[Task description] Scan the material and copy every line in which "diagram" appears.

>> BEGIN Dataset excerpts

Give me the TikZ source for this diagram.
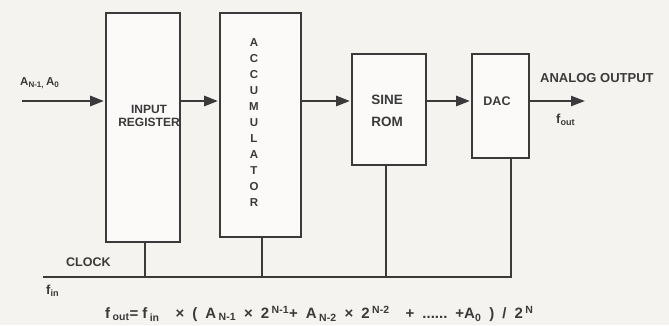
\documentclass[tikz,border=0pt]{standalone}
\usepackage{fontspec}
\setmainfont{Liberation Sans}
\usetikzlibrary{arrows.meta}
\definecolor{ink}{HTML}{3A3A3A}
\definecolor{paper}{HTML}{F5F3F0}
\newcommand{\fg}{\hspace{8pt}}
\begin{document}
\begin{tikzpicture}[x=1pt,y=-1pt,
  blk/.style={draw=ink,line width=1.8pt,inner sep=0pt,fill=white!60!paper},
  lbl/.style={text=ink,font=\bfseries\fontsize{12}{13}\selectfont,inner sep=0pt,align=center},
  flow/.style={draw=ink,line width=2.8pt,-{Triangle[length=14pt,width=10pt]},shorten >=1pt},
  wire/.style={draw=ink,line width=1.8pt}]
\fill[paper] (0,0) rectangle (669,325);
\useasboundingbox (0,0) rectangle (669,325);
% blocks
\node[blk,minimum width=74pt,minimum height=229pt] (reg) at (143,127.5) {};
\node[blk,minimum width=81pt,minimum height=224pt] (acc) at (260.5,125) {};
\node[blk,minimum width=74pt,minimum height=111pt] (rom) at (389,109.5) {};
\node[blk,minimum width=57pt,minimum height=104pt] (dac) at (500.5,106) {};
% block texts
\node[lbl] (regt) at (149,116) {INPUT\\REGISTER};
\node[lbl,font=\bfseries\fontsize{11.5}{16}\selectfont] (acct) at (254,123) {A\\C\\C\\U\\M\\U\\L\\A\\T\\O\\R};
\node[lbl,font=\bfseries\fontsize{13.5}{22}\selectfont] (romt) at (387,111) {SINE\\ROM};
\node[lbl,font=\bfseries\fontsize{12.5}{14}\selectfont] (dact) at (497,101) {DAC};
% input
\coordinate (in) at (22,101);
\node[lbl,anchor=west,font=\bfseries\fontsize{11.5}{13}\selectfont] (inl) at (20,83) {A\textsubscript{N-1,}\,A\textsubscript{0}};
\draw[flow] (in) -- (in -| reg.west);
\draw[flow] (reg.east |- 0,101) -- (acc.west |- 0,101);
\draw[flow] (acc.east |- 0,101) -- (rom.west |- 0,101);
\draw[flow] (rom.east |- 0,101) -- (dac.west |- 0,101);
\coordinate (out) at (586,101);
\draw[flow,line width=2.2pt] (dac.east |- 0,101) -- (out);
\node[lbl,anchor=west,font=\bfseries\fontsize{13}{14}\selectfont] (outl) at (540,78) {ANALOG OUTPUT};
\node[lbl,anchor=west,font=\bfseries\fontsize{13}{14}\selectfont] (foutl) at (556,120) {f\textsubscript{out}};
% clock
\coordinate (clkL) at (43,277);
\coordinate (clkR) at (511,277);
\draw[wire] (clkL) -- (clkR) -- (clkR |- dac.south);
\draw[wire] ([xshift=2pt]reg.south) -- ([xshift=2pt]reg.south |- clkL);
\draw[wire] ([xshift=1.5pt]acc.south) -- ([xshift=1.5pt]acc.south |- clkL);
\draw[wire] ([xshift=-3pt]rom.south) -- ([xshift=-3pt]rom.south |- clkL);
\node[lbl,anchor=west,font=\bfseries\fontsize{12.5}{14}\selectfont] (clkt) at (66,262) {CLOCK};
\node[lbl,anchor=west,font=\bfseries\fontsize{13}{14}\selectfont] (fin) at (46,291) {f\textsubscript{in}};
% formula
\node[lbl,anchor=west,font=\bfseries\fontsize{15}{16}\selectfont] (formula) at (105,314)
  {f\,\textsubscript{out}=\hspace{4pt}f\,\textsubscript{in}\fg\fg×\fg(\fg A\,\textsubscript{N-1}\fg×\fg2\,\textsuperscript{N-1}+\fg A\,\textsubscript{N-2}\fg×\fg2\,\textsuperscript{N-2}\fg\fg+\fg......\fg+A\textsubscript{0}\fg)\fg/\fg2\,\textsuperscript{N}};
\end{tikzpicture}
\end{document}
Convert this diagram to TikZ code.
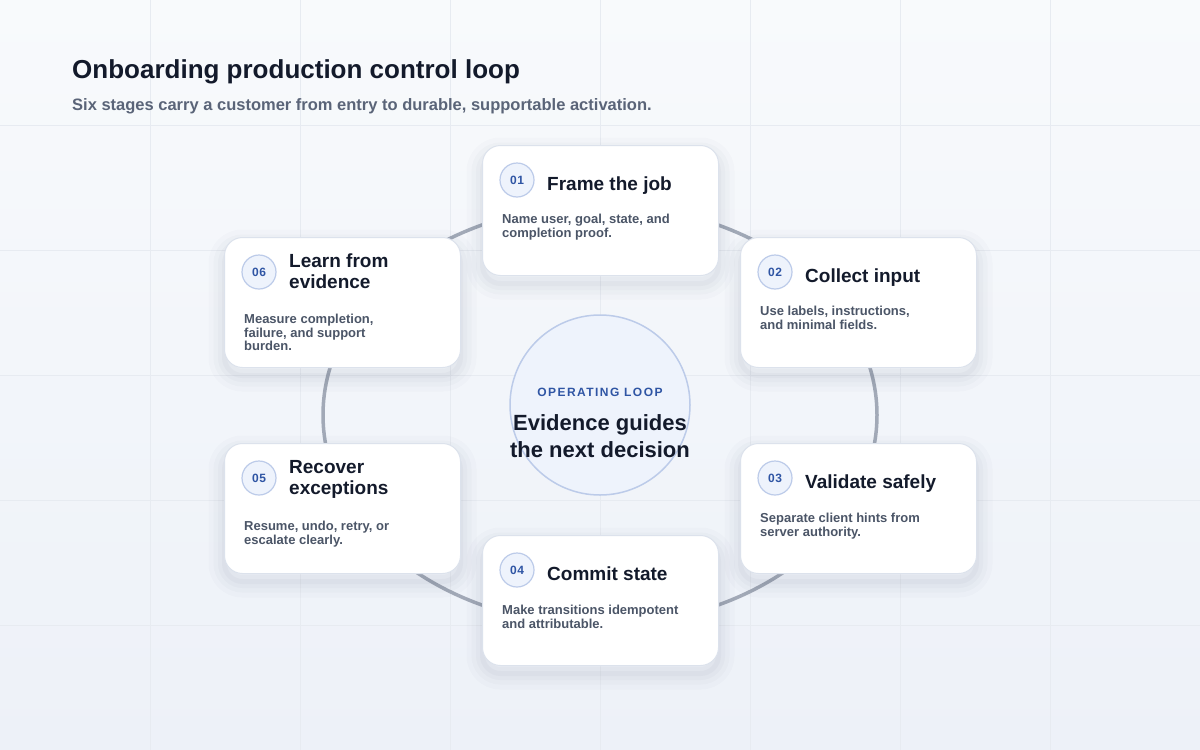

>> END Dataset excerpts

[Exercise output]
Give me the TikZ source for this diagram.
Convert this diagram to TikZ code.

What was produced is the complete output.